Dr Oetker returns painting to heirs of Jewish tobacco dealer murdered by the Nazis

Leo Bendel was killed at Buchenwald three years after he sold the painting by Carl Spitzweg to fund his escape from Nazi Germany

Carl Spitzweg's Der Hexenmeister has been returned to the heirs of Leo Bendel

Carl Spitzweg's Der Hexenmeister has been returned to the heirs of Leo Bendel

Dr. Oetker, a family-owned German manufacturer of food products, says it has returned a painting by Carl Spitzweg to the heirs of a Jewish tobacco dealer who was murdered by the Nazis at Buchenwald concentration camp.

The painting, known as Der Hexenmeister (Sorcerer and Dragon), is one of two almost identical works produced by Spitzweg between 1875 and 1880. It formed part of a small collection assembled by Leo Bendel, who lived with his non-Jewish wife in Berlin.

Bendel was persecuted on race grounds and forced to leave his job in 1935. Planning to flee Nazi Germany, he sold some paintings to Galerie Heinemann in Munich in 1937. These included the Spitzweg painting, which was purchased there by Caroline Oetker that year.

The Bendels fled to Vienna, where Leo was arrested and deported to Buchenwald in 1939. He died the following year. His wife Else survived the Second World War, but her attempts to secure compensation from the German government for their lost property were unsuccessful.

Dr.

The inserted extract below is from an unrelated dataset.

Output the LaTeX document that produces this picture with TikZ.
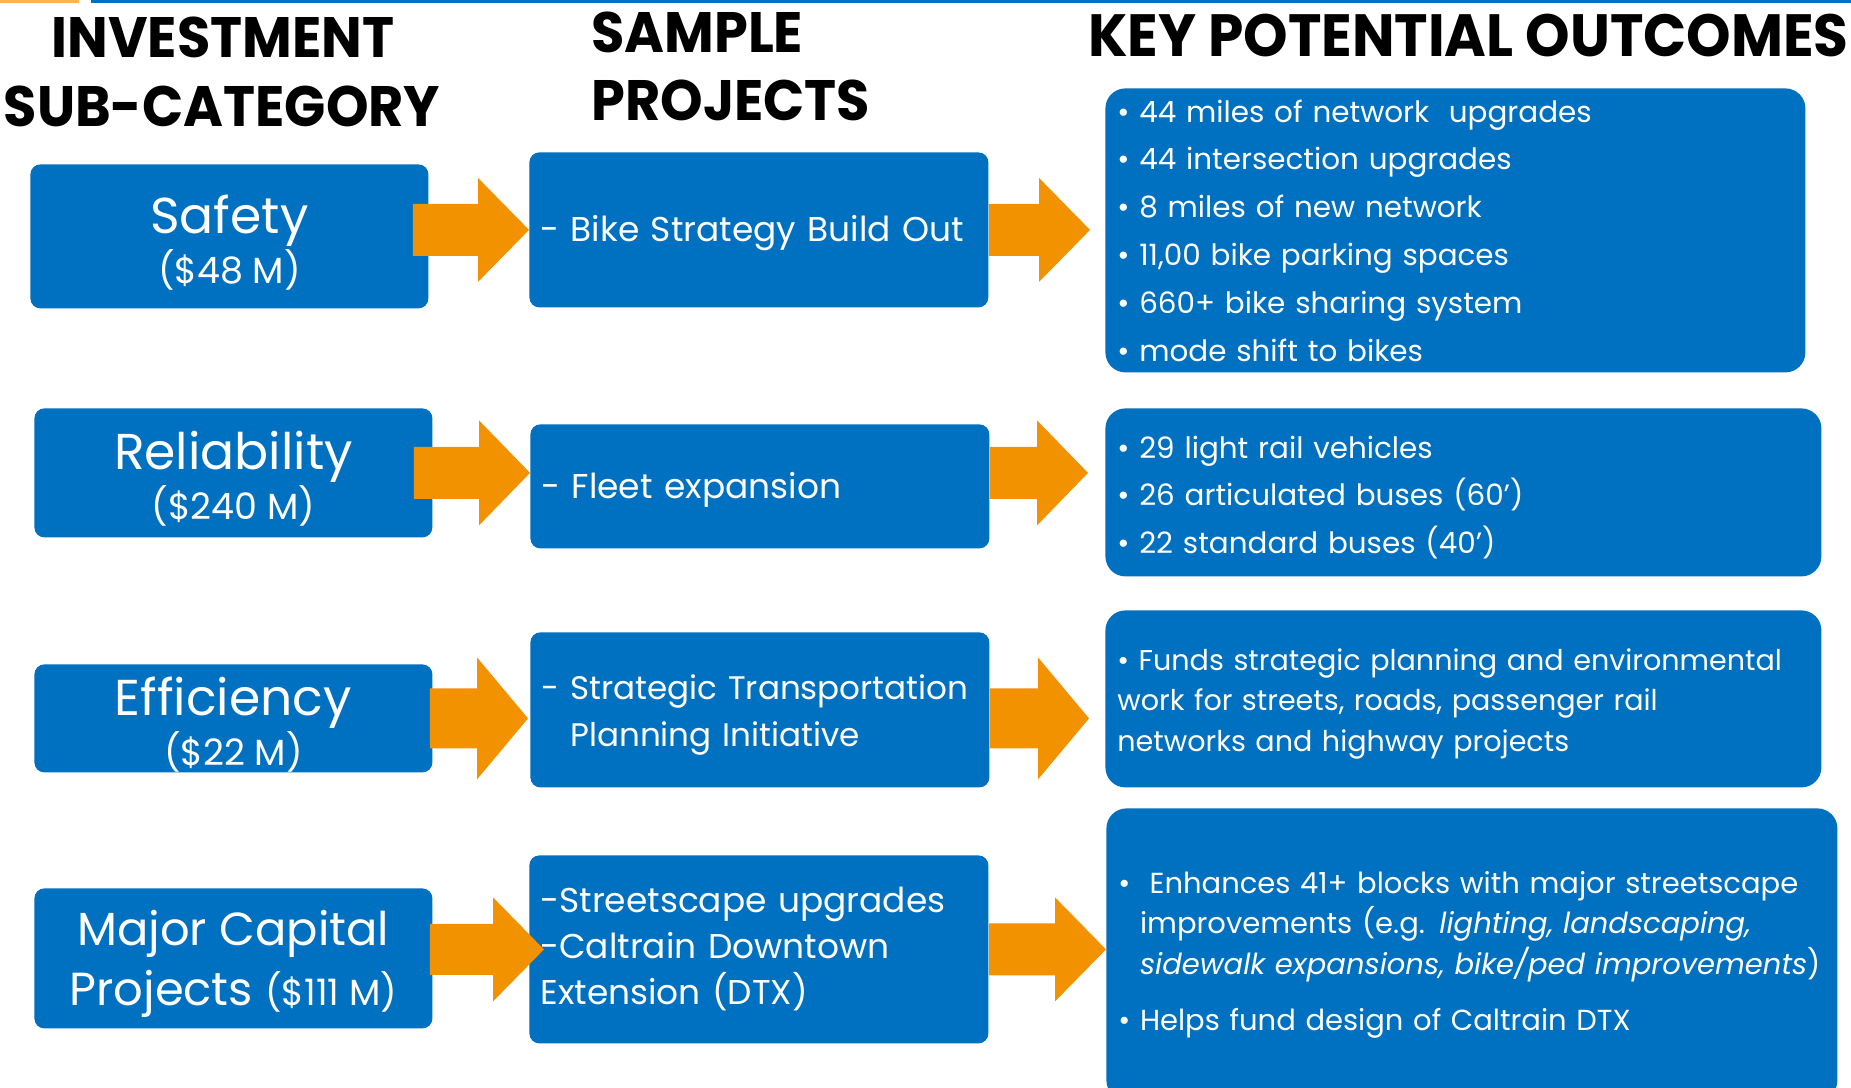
\documentclass[tikz,border=0pt]{standalone}
\usepackage{fontspec}
\setmainfont{Poppins}[Numbers=Monospaced]
\newfontfamily\headfont{Poppins}[FakeStretch=0.95]
\usetikzlibrary{positioning,calc}

\definecolor{boxblue}{HTML}{0070C0}
\definecolor{arroworange}{HTML}{F39200}
\definecolor{barorange}{HTML}{FBB54A}

% money line under a category name
\newcommand{\amount}[1]{{\fontsize{18.2}{25}\selectfont #1}}
% invisible strut that pushes a first line down a little
\newcommand{\toppad}[1]{\rule{0pt}{#1}}

% fat orange arrow: #1 node giving the height, #2 from, #3 to,
% #4 inset at the start, #5 gap before the tip, #6 half shaft, #7 half head
\newcommand{\blockarrow}[7]{%
  \coordinate (ba-s) at ($(#2.east |- #1)-(#4,0)$);
  \coordinate (ba-t) at ($(#3.west |- #1)-(#5,0)$);
  \fill[arroworange] ($(ba-s)+(0,#6)$) -- ($(ba-t)+(-51,#6)$) -- ($(ba-t)+(-51,#7)$)
    -- (ba-t) -- ($(ba-t)+(-51,-#7)$) -- ($(ba-t)+(-51,-#6)$) -- ($(ba-s)+(0,-#6)$) -- cycle;}

\begin{document}
\begin{tikzpicture}[
  x=0.5pt, y=-0.5pt,
  heading/.style={anchor=base, inner sep=0pt,
    font=\headfont\bfseries\fontsize{28.5}{30}\selectfont},
  catbox/.style={anchor=north west, fill=boxblue, rounded corners=5pt,
    text=white, align=center, inner sep=0pt, minimum width=199pt,
    font=\fontsize{25.2}{25}\selectfont},
  projbox/.style={anchor=north west, fill=boxblue, rounded corners=5pt,
    text=white, align=left, inner xsep=5.5pt, inner ysep=0pt,
    text width=218.5pt, font=\fontsize{17.2}{23}\selectfont},
  outbox/.style={anchor=north west, fill=boxblue, rounded corners=10pt,
    text=white, align=left, inner xsep=6pt, inner ysep=0pt,
    font=\fontsize{14.7}{23.9}\selectfont}
]
\useasboundingbox (0,0) rectangle (1851,1087);

% rule along the top
\fill[barorange] (0,0) rectangle (79,3);
\fill[boxblue] (91,0) rectangle (1851,3);

% column titles
\node[heading] (hinv) at (223,57) {INVESTMENT};
\node[heading] (hsub) at (222,126) {SUB-CATEGORY};
\node[heading, anchor=base west] (hsam) at (591,52) {SAMPLE};
\node[heading, anchor=base west] (hpro) at (591,120) {PROJECTS};
\node[heading, anchor=base east, font=\headfont\bfseries\fontsize{29.8}{30}\selectfont]
  (hkey) at (1849,56) {KEY POTENTIAL OUTCOMES};

% sub-categories
\node[catbox, minimum height=72pt] (safety) at (30,164) {\toppad{25pt}Safety\\\amount{(\$48 M)}};
\node[catbox, minimum height=64.5pt] (reliability) at (34,408) {\toppad{25pt}Reliability\\\amount{(\$240 M)}};
\node[catbox, minimum height=54pt] (efficiency) at (34,664) {\toppad{25pt}Efficiency\\\amount{(\$22 M)}};
\node[catbox, minimum height=70pt, font=\fontsize{23.2}{30}\selectfont] (major) at (34,888)
  {\toppad{23.5pt}Major Capital\\Projects \amount{(\$111 M)}};

% sample projects
\node[projbox, minimum height=77.5pt] (bike) at (529,152) {\toppad{16.5pt}- Bike Strategy Build Out};
\node[projbox, minimum height=62pt] (fleet) at (530,424) {\toppad{16.5pt}- Fleet expansion};
\node[projbox, minimum height=77.5pt, font=\fontsize{16.3}{23.5}\selectfont] (strategic) at (530,632)
  {\toppad{17.5pt}\mbox{- Strategic Transportation}\\\hphantom{- }Planning Initiative};
\node[projbox, minimum height=94pt] (streetscape) at (529,855)
  {-Streetscape upgrades\\-Caltrain Downtown\\Extension (DTX)};

% outcomes
\node[outbox, text width=338pt, minimum height=142pt] (out1) at (1105,88)
  {• 44 miles of network~ upgrades\\• 44 intersection upgrades\\• 8 miles of new network\\%
   • 11,00 bike parking spaces\\• 660+ bike sharing system\\• mode shift to bikes};
\node[outbox, text width=346pt, minimum height=84pt, font=\fontsize{14.7}{23.75}\selectfont] (out2) at (1105,408)
  {\toppad{16pt}• 29 light rail vehicles\\• 26 articulated buses (60’)\\• 22 standard buses (40’)};
\node[outbox, text width=346pt, minimum height=88.5pt, font=\fontsize{14.3}{20.25}\selectfont] (out3) at (1105,610)
  {\toppad{15.6pt}• Funds strategic planning and environmental\\work for streets, roads, passenger rail\\%
   networks and highway projects};
\node[outbox, text width=353.5pt, minimum height=146pt, font=\fontsize{14.5}{20.25}\selectfont] (out4) at (1106,808)
  {•\ \ Enhances 41+ blocks with major streetscape\\%
   \hphantom{•\ }improvements (e.g. \textit{lighting, landscaping,}\\%
   \hphantom{•\ }\textit{sidewalk expansions, bike/ped improvements})\\[7.75pt]%
   • Helps fund design of Caltrain DTX};

% arrows between the columns
\blockarrow{bike}{safety}{bike}{16}{0}{26}{52}
\blockarrow{bike}{bike}{out1}{0}{15}{26}{52}
\blockarrow{reliability}{reliability}{fleet}{19}{0}{26}{52.5}
\blockarrow{reliability}{fleet}{out2}{0}{17}{26}{52.5}
\blockarrow{efficiency}{efficiency}{strategic}{3}{2}{30}{61}
\blockarrow{efficiency}{strategic}{out3}{0}{16}{30}{61}
\blockarrow{streetscape}{major}{streetscape}{3}{-15}{25.5}{52}
\blockarrow{streetscape}{streetscape}{out4}{0}{0}{26}{52}
\end{tikzpicture}
\end{document}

Oetker, which makes food products such as cake mixes, muesli and pizza, published a study in 2013 showing that the company had profited from its SS and Wehrmacht connections and had “Aryanised” Jewish property. In 2015, the company began researching the provenance of its art collection, which comprises silver and gold antiques, porcelain and several hundred paintings.

Though the company has been aware of the painting’s tainted history and has been willing to return it for some years, it took a long time to identify Bendel’s heirs, says Jörg Schillinger, a spokesman for Dr. Oetker.

“This settlement with a private collection on the basis of a solution that is both amicable and equitable is exemplary,” Gunnar Schnabel, the lawyer representing Bendel’s heirs, said in a statement. “Unfortunately such solutions are still the exception to the rule.”

The Spitzweg painting is the seventh item Dr. Oetker has restituted. Others include a portrait by Anthony van Dyck, which was returned to the heir of Jacques Goudstikker, a Jewish art dealer.